[Start Items]

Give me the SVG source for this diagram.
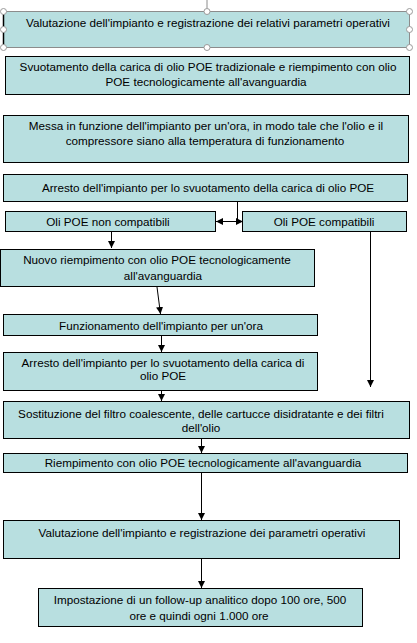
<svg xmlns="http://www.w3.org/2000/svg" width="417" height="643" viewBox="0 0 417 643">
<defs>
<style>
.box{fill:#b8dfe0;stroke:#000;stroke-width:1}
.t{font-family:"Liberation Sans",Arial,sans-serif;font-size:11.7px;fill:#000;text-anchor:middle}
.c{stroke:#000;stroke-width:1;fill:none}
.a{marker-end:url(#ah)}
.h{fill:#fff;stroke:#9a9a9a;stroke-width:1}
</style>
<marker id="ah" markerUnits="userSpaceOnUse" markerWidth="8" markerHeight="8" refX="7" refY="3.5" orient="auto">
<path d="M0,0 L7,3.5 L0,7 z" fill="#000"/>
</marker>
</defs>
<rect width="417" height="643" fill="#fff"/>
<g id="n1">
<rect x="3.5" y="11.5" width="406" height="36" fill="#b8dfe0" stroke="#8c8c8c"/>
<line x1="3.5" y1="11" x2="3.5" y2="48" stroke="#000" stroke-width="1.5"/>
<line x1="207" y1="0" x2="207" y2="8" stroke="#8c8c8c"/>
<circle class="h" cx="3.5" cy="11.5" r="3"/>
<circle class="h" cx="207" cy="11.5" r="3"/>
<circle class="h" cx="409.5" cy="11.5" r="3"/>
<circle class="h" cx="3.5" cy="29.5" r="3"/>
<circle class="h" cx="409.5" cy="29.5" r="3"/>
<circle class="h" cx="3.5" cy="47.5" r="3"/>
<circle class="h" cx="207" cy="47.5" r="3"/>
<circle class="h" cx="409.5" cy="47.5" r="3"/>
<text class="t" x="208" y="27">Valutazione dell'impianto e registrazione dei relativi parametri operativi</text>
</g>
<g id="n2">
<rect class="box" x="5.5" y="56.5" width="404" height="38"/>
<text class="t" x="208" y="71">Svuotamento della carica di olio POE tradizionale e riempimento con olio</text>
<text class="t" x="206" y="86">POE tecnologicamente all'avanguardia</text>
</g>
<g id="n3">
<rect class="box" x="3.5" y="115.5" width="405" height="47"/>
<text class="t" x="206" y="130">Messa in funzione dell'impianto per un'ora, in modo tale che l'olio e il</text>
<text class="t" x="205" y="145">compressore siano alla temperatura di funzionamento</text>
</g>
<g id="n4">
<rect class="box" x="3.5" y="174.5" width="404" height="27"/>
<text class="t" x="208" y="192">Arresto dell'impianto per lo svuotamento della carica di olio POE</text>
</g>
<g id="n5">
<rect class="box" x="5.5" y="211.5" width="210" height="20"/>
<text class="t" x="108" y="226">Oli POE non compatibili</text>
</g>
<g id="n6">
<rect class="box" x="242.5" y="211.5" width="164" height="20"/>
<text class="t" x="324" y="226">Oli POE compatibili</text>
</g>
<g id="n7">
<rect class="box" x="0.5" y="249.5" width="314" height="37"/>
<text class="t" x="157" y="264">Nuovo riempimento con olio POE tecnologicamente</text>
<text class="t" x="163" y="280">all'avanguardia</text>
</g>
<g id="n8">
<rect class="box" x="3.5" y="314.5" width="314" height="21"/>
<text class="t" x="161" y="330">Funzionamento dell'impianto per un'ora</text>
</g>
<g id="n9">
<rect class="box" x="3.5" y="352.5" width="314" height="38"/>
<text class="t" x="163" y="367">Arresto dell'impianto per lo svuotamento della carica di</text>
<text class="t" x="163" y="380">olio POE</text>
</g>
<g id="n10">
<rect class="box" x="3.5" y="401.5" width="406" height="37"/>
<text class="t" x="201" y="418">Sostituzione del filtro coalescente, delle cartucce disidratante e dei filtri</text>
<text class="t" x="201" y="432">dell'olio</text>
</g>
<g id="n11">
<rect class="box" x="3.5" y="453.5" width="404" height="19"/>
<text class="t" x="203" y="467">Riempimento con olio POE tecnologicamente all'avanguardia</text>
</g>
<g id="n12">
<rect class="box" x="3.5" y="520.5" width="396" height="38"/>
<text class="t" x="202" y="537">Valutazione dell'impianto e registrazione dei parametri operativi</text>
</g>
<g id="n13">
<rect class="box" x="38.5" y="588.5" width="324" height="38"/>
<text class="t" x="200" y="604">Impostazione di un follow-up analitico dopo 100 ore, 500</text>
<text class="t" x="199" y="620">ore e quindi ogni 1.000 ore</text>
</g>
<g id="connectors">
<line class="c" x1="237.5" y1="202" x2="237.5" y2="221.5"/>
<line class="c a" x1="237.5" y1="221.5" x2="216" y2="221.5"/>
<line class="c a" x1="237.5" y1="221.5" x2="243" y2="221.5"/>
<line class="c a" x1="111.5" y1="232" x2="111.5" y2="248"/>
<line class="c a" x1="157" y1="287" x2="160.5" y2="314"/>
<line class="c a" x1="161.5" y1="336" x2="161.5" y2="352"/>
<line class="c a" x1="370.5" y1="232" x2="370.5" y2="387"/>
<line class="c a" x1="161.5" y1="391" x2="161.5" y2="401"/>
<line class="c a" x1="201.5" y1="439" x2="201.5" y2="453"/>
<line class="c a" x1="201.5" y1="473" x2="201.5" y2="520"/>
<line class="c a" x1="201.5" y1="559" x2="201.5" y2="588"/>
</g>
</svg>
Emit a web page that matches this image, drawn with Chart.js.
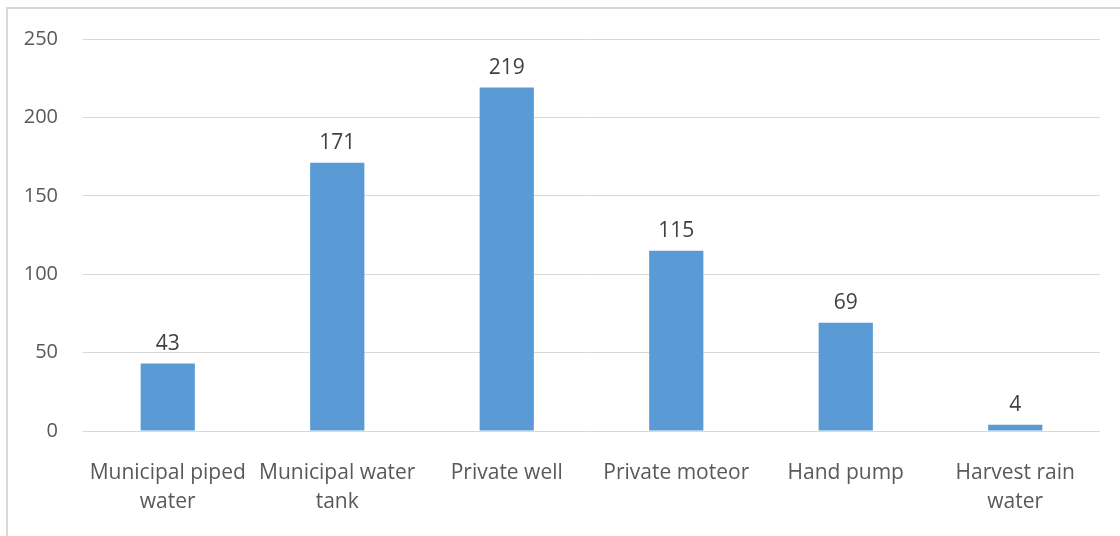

[End Items]

▸ Task details:
Pictures excluded, quote all the data above exactly.

▸ Expected answer:
Give me the SVG source for this diagram.
<svg xmlns="http://www.w3.org/2000/svg" width="417" height="643" viewBox="0 0 417 643">
<defs>
<style>
.box{fill:#b8dfe0;stroke:#000;stroke-width:1}
.t{font-family:"Liberation Sans",Arial,sans-serif;font-size:11.7px;fill:#000;text-anchor:middle}
.c{stroke:#000;stroke-width:1;fill:none}
.a{marker-end:url(#ah)}
.h{fill:#fff;stroke:#9a9a9a;stroke-width:1}
</style>
<marker id="ah" markerUnits="userSpaceOnUse" markerWidth="8" markerHeight="8" refX="7" refY="3.5" orient="auto">
<path d="M0,0 L7,3.5 L0,7 z" fill="#000"/>
</marker>
</defs>
<rect width="417" height="643" fill="#fff"/>
<g id="n1">
<rect x="3.5" y="11.5" width="406" height="36" fill="#b8dfe0" stroke="#8c8c8c"/>
<line x1="3.5" y1="11" x2="3.5" y2="48" stroke="#000" stroke-width="1.5"/>
<line x1="207" y1="0" x2="207" y2="8" stroke="#8c8c8c"/>
<circle class="h" cx="3.5" cy="11.5" r="3"/>
<circle class="h" cx="207" cy="11.5" r="3"/>
<circle class="h" cx="409.5" cy="11.5" r="3"/>
<circle class="h" cx="3.5" cy="29.5" r="3"/>
<circle class="h" cx="409.5" cy="29.5" r="3"/>
<circle class="h" cx="3.5" cy="47.5" r="3"/>
<circle class="h" cx="207" cy="47.5" r="3"/>
<circle class="h" cx="409.5" cy="47.5" r="3"/>
<text class="t" x="208" y="27">Valutazione dell'impianto e registrazione dei relativi parametri operativi</text>
</g>
<g id="n2">
<rect class="box" x="5.5" y="56.5" width="404" height="38"/>
<text class="t" x="208" y="71">Svuotamento della carica di olio POE tradizionale e riempimento con olio</text>
<text class="t" x="206" y="86">POE tecnologicamente all'avanguardia</text>
</g>
<g id="n3">
<rect class="box" x="3.5" y="115.5" width="405" height="47"/>
<text class="t" x="206" y="130">Messa in funzione dell'impianto per un'ora, in modo tale che l'olio e il</text>
<text class="t" x="205" y="145">compressore siano alla temperatura di funzionamento</text>
</g>
<g id="n4">
<rect class="box" x="3.5" y="174.5" width="404" height="27"/>
<text class="t" x="208" y="192">Arresto dell'impianto per lo svuotamento della carica di olio POE</text>
</g>
<g id="n5">
<rect class="box" x="5.5" y="211.5" width="210" height="20"/>
<text class="t" x="108" y="226">Oli POE non compatibili</text>
</g>
<g id="n6">
<rect class="box" x="242.5" y="211.5" width="164" height="20"/>
<text class="t" x="324" y="226">Oli POE compatibili</text>
</g>
<g id="n7">
<rect class="box" x="0.5" y="249.5" width="314" height="37"/>
<text class="t" x="157" y="264">Nuovo riempimento con olio POE tecnologicamente</text>
<text class="t" x="163" y="280">all'avanguardia</text>
</g>
<g id="n8">
<rect class="box" x="3.5" y="314.5" width="314" height="21"/>
<text class="t" x="161" y="330">Funzionamento dell'impianto per un'ora</text>
</g>
<g id="n9">
<rect class="box" x="3.5" y="352.5" width="314" height="38"/>
<text class="t" x="163" y="367">Arresto dell'impianto per lo svuotamento della carica di</text>
<text class="t" x="163" y="380">olio POE</text>
</g>
<g id="n10">
<rect class="box" x="3.5" y="401.5" width="406" height="37"/>
<text class="t" x="201" y="418">Sostituzione del filtro coalescente, delle cartucce disidratante e dei filtri</text>
<text class="t" x="201" y="432">dell'olio</text>
</g>
<g id="n11">
<rect class="box" x="3.5" y="453.5" width="404" height="19"/>
<text class="t" x="203" y="467">Riempimento con olio POE tecnologicamente all'avanguardia</text>
</g>
<g id="n12">
<rect class="box" x="3.5" y="520.5" width="396" height="38"/>
<text class="t" x="202" y="537">Valutazione dell'impianto e registrazione dei parametri operativi</text>
</g>
<g id="n13">
<rect class="box" x="38.5" y="588.5" width="324" height="38"/>
<text class="t" x="200" y="604">Impostazione di un follow-up analitico dopo 100 ore, 500</text>
<text class="t" x="199" y="620">ore e quindi ogni 1.000 ore</text>
</g>
<g id="connectors">
<line class="c" x1="237.5" y1="202" x2="237.5" y2="221.5"/>
<line class="c a" x1="237.5" y1="221.5" x2="216" y2="221.5"/>
<line class="c a" x1="237.5" y1="221.5" x2="243" y2="221.5"/>
<line class="c a" x1="111.5" y1="232" x2="111.5" y2="248"/>
<line class="c a" x1="157" y1="287" x2="160.5" y2="314"/>
<line class="c a" x1="161.5" y1="336" x2="161.5" y2="352"/>
<line class="c a" x1="370.5" y1="232" x2="370.5" y2="387"/>
<line class="c a" x1="161.5" y1="391" x2="161.5" y2="401"/>
<line class="c a" x1="201.5" y1="439" x2="201.5" y2="453"/>
<line class="c a" x1="201.5" y1="473" x2="201.5" y2="520"/>
<line class="c a" x1="201.5" y1="559" x2="201.5" y2="588"/>
</g>
</svg>
Emit a web page that matches this image, drawn with Chart.js.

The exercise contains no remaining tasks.